This is the mail archive of the
mailing list for the glibc project.
Re: [PATCH] Locales: Cyrillic -> ASCII transliteration table [BZ #2872] re-submission for 2.29
On 2018-10-10 01:08, Rafal Luzynski wrote:
> 9.10.2018 18:10 Marko Myllynen <email@example.com> wrote:
>> On 2018-10-09 01:04, Rafal Luzynski wrote:
>>> If you refer to other languages than Russian which also use the Cyrillic
>>> alphabet but need a different transliteration rules than Russian for
>>> the same characters then it is OK for me now. I am afraid that the iconv
>>> algorithm does not handle such case.
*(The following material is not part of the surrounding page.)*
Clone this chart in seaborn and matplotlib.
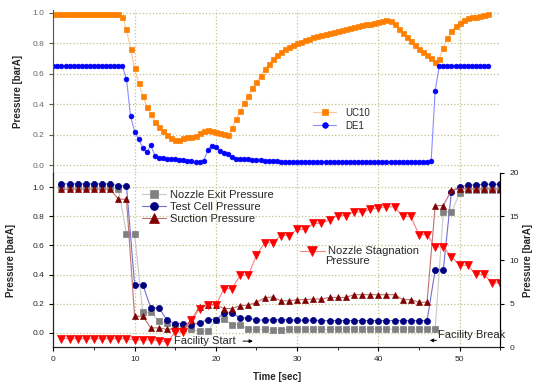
import numpy as np
import pandas as pd
import seaborn as sns
import matplotlib.pyplot as plt
from matplotlib.ticker import MultipleLocator, FormatStrFormatter

# top panel, logged every 0.5 s
t_top = np.arange(0, 54, 0.5)
uc10 = [0.995, 0.995, 0.995, 0.995, 0.995, 0.995, 0.995, 0.995, 0.995, 0.995,
        0.995, 0.995, 0.995, 0.995, 0.995, 0.995, 0.995, 0.974, 0.891, 0.760,
        0.636, 0.537, 0.454, 0.384, 0.334, 0.286, 0.253, 0.227, 0.199, 0.177,
        0.166, 0.162, 0.180, 0.184, 0.184, 0.190, 0.210, 0.225, 0.230, 0.225,
        0.216, 0.214, 0.205, 0.196, 0.242, 0.301, 0.356, 0.406, 0.454, 0.505,
        0.548, 0.587, 0.629, 0.662, 0.695, 0.723, 0.744, 0.762, 0.775, 0.788,
        0.799, 0.810, 0.820, 0.830, 0.840, 0.847, 0.855, 0.862, 0.869, 0.875,
        0.882, 0.888, 0.895, 0.901, 0.908, 0.915, 0.920, 0.925, 0.930, 0.935,
        0.940, 0.945, 0.950, 0.945, 0.925, 0.895, 0.865, 0.840, 0.812, 0.790,
        0.765, 0.745, 0.725, 0.705, 0.677, 0.700, 0.771, 0.832, 0.880, 0.913,
        0.934, 0.952, 0.963, 0.970, 0.976, 0.980, 0.987, 0.995]
de1 = [0.650, 0.650, 0.650, 0.650, 0.650, 0.650, 0.650, 0.650, 0.650, 0.650,
       0.650, 0.650, 0.650, 0.650, 0.650, 0.650, 0.650, 0.650, 0.566, 0.323,
       0.220, 0.169, 0.115, 0.083, 0.129, 0.063, 0.048, 0.044, 0.040, 0.040,
       0.038, 0.036, 0.035, 0.030, 0.024, 0.020, 0.020, 0.026, 0.098, 0.128,
       0.117, 0.090, 0.080, 0.075, 0.050, 0.042, 0.042, 0.040, 0.038, 0.036,
       0.035, 0.032, 0.030, 0.028, 0.025, 0.024, 0.023, 0.022, 0.022, 0.021,
       0.021, 0.021, 0.020, 0.020, 0.020, 0.020, 0.020, 0.020, 0.020, 0.020,
       0.020, 0.020, 0.020, 0.020, 0.020, 0.020, 0.020, 0.020, 0.020, 0.020,
       0.020, 0.020, 0.020, 0.020, 0.020, 0.020, 0.020, 0.020, 0.020, 0.020,
       0.020, 0.020, 0.020, 0.025, 0.490, 0.650, 0.650, 0.650, 0.650, 0.650,
       0.650, 0.650, 0.650, 0.650, 0.650, 0.650, 0.650, 0.650]

# bottom panel, logged every 1 s
t_bot = np.arange(1, 56)
nozzle_exit = [1.0, 1.0, 1.0, 1.0, 1.0, 1.0, 1.0, 0.99, 0.68, 0.68,
               0.14, 0.14, 0.08, 0.065, 0.046, 0.046, 0.023, 0.011, 0.011, 0.09,
               0.095, 0.057, 0.057, 0.023, 0.023, 0.023, 0.022, 0.022, 0.023, 0.023,
               0.025, 0.025, 0.023, 0.023, 0.025, 0.025, 0.025, 0.025, 0.025, 0.025,
               0.025, 0.025, 0.025, 0.025, 0.025, 0.025, 0.025, 0.829, 0.829, 0.959,
               0.98, 0.98, 0.98, 0.98, 0.98]
test_cell = [1.023, 1.023, 1.023, 1.023, 1.023, 1.023, 1.023, 1.01, 1.01, 0.331,
             0.331, 0.171, 0.171, 0.086, 0.064, 0.064, 0.055, 0.068, 0.091, 0.091,
             0.137, 0.137, 0.102, 0.100, 0.090, 0.086, 0.090, 0.090, 0.090, 0.086,
             0.086, 0.086, 0.084, 0.084, 0.084, 0.084, 0.084, 0.084, 0.084, 0.084,
             0.084, 0.084, 0.084, 0.084, 0.084, 0.084, 0.433, 0.433, 0.970, 1.004,
             1.015, 1.015, 1.02, 1.02, 1.02]
suction = [0.986, 0.986, 0.986, 0.986, 0.986, 0.986, 0.986, 0.918, 0.918, 0.114,
           0.114, 0.034, 0.034, 0.023, 0.030, 0.030, 0.090, 0.180, 0.194, 0.194,
           0.167, 0.167, 0.187, 0.190, 0.210, 0.240, 0.247, 0.220, 0.220, 0.228,
           0.228, 0.232, 0.232, 0.243, 0.243, 0.243, 0.262, 0.262, 0.262, 0.262,
           0.262, 0.262, 0.228, 0.228, 0.210, 0.210, 0.874, 0.874, 0.980, 0.990,
           0.990, 0.990, 0.990, 0.990, 0.990]
stagnation = [1.0, 1.0, 1.0, 1.0, 1.0, 1.0, 1.0, 1.0, 1.0, 0.85,
              0.85, 0.85, 0.75, 0.6, 1.76, 1.76, 3.1, 4.44, 4.82, 4.82,
              6.73, 6.73, 8.26, 8.26, 10.56, 11.97, 11.97, 12.8, 12.8, 13.5,
              13.5, 14.2, 14.2, 14.6, 15.1, 15.1, 15.5, 15.5, 15.8, 16.0,
              16.1, 16.1, 15.0, 15.0, 12.9, 12.9, 11.5, 11.5, 10.4, 9.4,
              9.4, 8.35, 8.35, 7.4, 7.4]

sns.set_style('ticks')
plt.rcParams['font.family'] = ['Liberation Sans', 'DejaVu Sans']
plt.rcParams['xtick.direction'] = 'out'
plt.rcParams['ytick.direction'] = 'out'

fig = plt.figure(figsize=(5.39, 3.89), dpi=100)
ax1 = fig.add_axes([0.099, 0.556, 0.829, 0.418])
ax2 = fig.add_axes([0.099, 0.107, 0.829, 0.449])
ax3 = ax2.twinx()

grid_kw = dict(color='#c2c28a', linestyle=':', linewidth=0.9)

# ---- top panel ----
sns.lineplot(x=t_top, y=uc10, ax=ax1, color='#ffc890', lw=0.8, marker='s', ms=3.6,
             mfc='#ff8000', mec='#ff8000', mew=0.5, label='UC10')
sns.lineplot(x=t_top, y=de1, ax=ax1, color='#8c8cff', lw=0.8, marker='o', ms=3.4,
             mfc='#0000ff', mec='#0000ff', mew=0.5, label='DE1')
ax1.set_xlim(0, 55)
ax1.set_ylim(-0.05, 1.018)
ax1.xaxis.set_major_locator(MultipleLocator(10))
ax1.xaxis.set_minor_locator(MultipleLocator(5))
ax1.yaxis.set_major_locator(MultipleLocator(0.2))
ax1.yaxis.set_major_formatter(FormatStrFormatter('%.1f'))
ax1.tick_params(axis='x', which='both', labelbottom=False, length=3, color='#555555')
ax1.tick_params(axis='y', labelsize=6, labelcolor='#666666', length=3, color='#555555')
ax1.grid(True, **grid_kw)
ax1.set_axisbelow(True)
for s in ['top', 'right']:
    ax1.spines[s].set_visible(False)
for s in ['left', 'bottom']:
    ax1.spines[s].set_color('#555555')
ax1.set_xlabel('')
ax1.set_ylabel('Pressure [barA]', fontsize=7, fontweight='bold')
ax1.yaxis.set_label_coords(-0.068, 0.5)
ax1.legend(loc='upper left', bbox_to_anchor=(0.57, 0.43), frameon=False, fontsize=7,
           handlelength=2.4, handletextpad=0.9, labelspacing=0.3, borderpad=0,
           markerscale=1.2)

# ---- bottom panel ----
sns.lineplot(x=t_bot, y=nozzle_exit, ax=ax2, color='#c8c8c8', lw=0.8, marker='s', ms=4.2,
             mfc='#808080', mec='#808080', mew=0.5, label='Nozzle Exit Pressure')
sns.lineplot(x=t_bot, y=test_cell, ax=ax2, color='#7070d0', lw=0.8, marker='o', ms=4.4,
             mfc='#000080', mec='#000080', mew=0.5, label='Test Cell Pressure')
sns.lineplot(x=t_bot, y=suction, ax=ax2, color='#c07070', lw=0.8, marker='^', ms=5,
             mfc='#800000', mec='#800000', mew=0.5, label='Suction Pressure')
sns.lineplot(x=t_bot, y=stagnation, ax=ax3, color='#ff8080', lw=0.8, marker='v', ms=5.2,
             mfc='#ff0000', mec='#ff0000', mew=0.5, label='Nozzle Stagnation')

ax2.set_xlim(0, 55)
ax2.set_ylim(-0.1, 1.1)
ax3.set_ylim(0, 20)
ax2.xaxis.set_major_locator(MultipleLocator(10))
ax2.xaxis.set_minor_locator(MultipleLocator(5))
ax2.yaxis.set_major_locator(MultipleLocator(0.2))
ax2.yaxis.set_major_formatter(FormatStrFormatter('%.1f'))
ax3.yaxis.set_major_locator(MultipleLocator(5))
ax2.tick_params(axis='both', which='both', labelsize=6, length=3, color='k')
ax2.tick_params(axis='x', which='minor', length=2)
ax3.tick_params(axis='y', labelsize=6, length=3, color='k')
ax2.grid(True, **grid_kw)
ax2.set_axisbelow(True)
ax2.spines['top'].set_visible(False)
ax3.spines['top'].set_visible(False)
for s in ['left', 'bottom']:
    ax2.spines[s].set_color('k')
ax3.spines['right'].set_color('k')
ax2.set_xlabel('Time [sec]', fontsize=7, fontweight='bold')
ax2.xaxis.set_label_coords(0.5, -0.14)
ax2.set_ylabel('Pressure [barA]', fontsize=7, fontweight='bold')
ax2.yaxis.set_label_coords(-0.083, 0.5)
ax3.set_ylabel('Pressure [barA]', fontsize=7, fontweight='bold')
ax3.yaxis.set_label_coords(1.05, 0.5)

ax2.legend(loc='upper left', bbox_to_anchor=(0.185, 0.935), frameon=False, fontsize=8,
           handlelength=2.2, handletextpad=0.4, labelspacing=0.2, borderpad=0,
           markerscale=1.3)
ax3.legend(loc='upper left', bbox_to_anchor=(0.54, 0.61), frameon=False, fontsize=8,
           handlelength=2.2, handletextpad=0.3, borderpad=0, markerscale=1.3)
ax3.text(33.4, 9.9, 'Pressure', fontsize=8, va='center', ha='left')

ax2.text(14.8, -0.057, 'Facility Start', fontsize=8, va='center', ha='left')
ax2.annotate('', xy=(24.9, -0.057), xytext=(23.0, -0.057),
             arrowprops=dict(arrowstyle='-|>', color='k', lw=0.7, mutation_scale=5))
ax2.text(47.3, -0.012, 'Facility Break', fontsize=8, va='center', ha='left')
ax2.annotate('', xy=(46.0, -0.052), xytext=(47.5, -0.052),
             arrowprops=dict(arrowstyle='-|>', color='k', lw=0.7, mutation_scale=5))

fig.savefig('out.png', dpi=100)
Of course, we should add this missing
>>> feature eventually but I do not volunteer to do it now.
>> Yes, this would be needed for correct transliteration of different
>> languages, and this might be quite a bit of work. There's also the case
>> of transliteration and character sets, consider the transliteration
>> examples from https://fi.wikipedia.org/wiki/Siirtokirjoitus:
>> Russian: Борис Николаевич Ельцин
>> Int'l: Boris Nikolaevič Elʹcin
>> Finnish: Boris Nikolajevitš Jeltsin
>> French: Boris Nikolaïevitch Ieltsine
>> Phonetic (IPA): [bɐˈrʲis nʲɪkɐˈlaɪvʲɪtɕ ˈjelʲtsɨn]
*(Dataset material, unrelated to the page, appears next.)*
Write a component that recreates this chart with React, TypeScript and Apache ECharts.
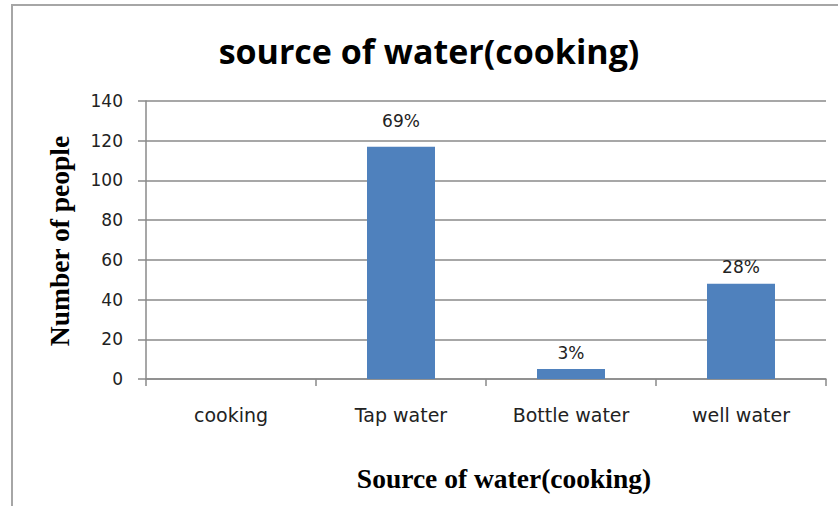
import React, { useEffect, useRef } from "react";
import * as echarts from "echarts";

const categories = ["cooking", "Tap water", "Bottle water", "well water"];
const people = [0, 117, 5, 48];
const percentLabels = ["", "69%", "3%", "28%"];
const yTicks = { min: 0, max: 140, interval: 20 };

const chartTitle = "source of water(cooking)";
const xTitle = "Source of water(cooking)";
const yTitle = "Number of people";

export default function App() {
  const ref = useRef<HTMLDivElement>(null);

  useEffect(() => {
    document.body.style.margin = "0";
    if (!ref.current) return;
    const chart = echarts.init(ref.current, undefined, { renderer: "svg" });
    const gray = "#8a8a8a";
    chart.setOption({
      animation: false,
      backgroundColor: "#ffffff",
      grid: { left: 146, right: 12, top: 101, bottom: 127 },
      xAxis: {
        type: "category",
        data: categories,
        boundaryGap: true,
        axisLine: { show: true, lineStyle: { color: gray, width: 1.5 } },
        axisTick: { show: true, length: 7, alignWithLabel: false, lineStyle: { color: gray, width: 1.5 } },
        axisLabel: {
          margin: 26,
          fontFamily: "DejaVu Sans",
          fontSize: 19,
          color: "#222222",
        },
        splitLine: { show: false },
      },
      yAxis: {
        type: "value",
        min: yTicks.min,
        max: yTicks.max,
        interval: yTicks.interval,
        axisLine: { show: true, lineStyle: { color: gray, width: 1.5 } },
        axisTick: { show: true, length: 8, lineStyle: { color: gray, width: 1.5 } },
        axisLabel: {
          margin: 23,
          fontFamily: "DejaVu Sans",
          fontSize: 17,
          color: "#222222",
        },
        splitLine: { show: true, lineStyle: { color: gray, width: 1.5 } },
      },
      series: [
        {
          type: "bar",
          barWidth: "40%",
          itemStyle: { color: "#4f81bd" },
          data: people.map((v, i) => ({
            value: v,
            label: {
              show: percentLabels[i] !== "",
              position: "top",
              distance: i === 1 ? 17 : 8,
              formatter: percentLabels[i],
              fontFamily: "DejaVu Sans",
              fontSize: 17,
              color: "#222222",
            },
          })),
        },
      ],
      graphic: [
        {
          type: "rect",
          shape: { x: 12, y: 5, width: 1000, height: 1000 },
          style: { fill: "none", stroke: "#a6a6a6", lineWidth: 2 },
          silent: true,
        },
        {
          type: "text",
          x: 429,
          y: 51,
          style: {
            text: chartTitle,
            align: "center",
            verticalAlign: "middle",
            fontFamily: "Open Sans",
            fontWeight: "bold",
            fontSize: 34,
            fill: "#000000",
          },
        },
        {
          type: "text",
          x: 504,
          y: 478,
          style: {
            text: xTitle,
            align: "center",
            verticalAlign: "middle",
            fontFamily: "Liberation Serif",
            fontWeight: "bold",
            fontSize: 27.5,
            fill: "#000000",
          },
        },
        {
          type: "text",
          x: 59,
          y: 241,
          rotation: Math.PI / 2,
          style: {
            text: yTitle,
            align: "center",
            verticalAlign: "middle",
            fontFamily: "Liberation Serif",
            fontWeight: "bold",
            fontSize: 27.5,
            fill: "#000000",
          },
        },
      ],
    });
    return () => chart.dispose();
  }, []);

  return <div ref={ref} style={{ width: 838, height: 506 }} />;
}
> No, I did not mean the transcription using the rules of the destination
> locale using Latin but that the rules of transliteration may be different
> depending on the language of the source text.
Yes, I mentioned this case in my earlier email:
> this Cyrillic string: "нъг" (I'm not telling that it is actually used
> in any existing word but still must be handled). By our transliteration
> rules it will be transliterated as "n``g". But this is fine for Russian;
> if we knew that the source string is Ukrainian it would be transliterated
> as "n``h"; if it was Bulgarian it would be transliterated as "năg".
And according to SFS 4900, in fi_FI for this string we would see for
Russian ng, for Ukrainian nh, and for Bulgarian năg.
> Unfortunately, I think that distinction of the source language is impossible
> at the moment so let's assume that we fall back to Russian if there is
> any ambiguity.
Yeah, it's not optimal but probably the most decent compromise for now.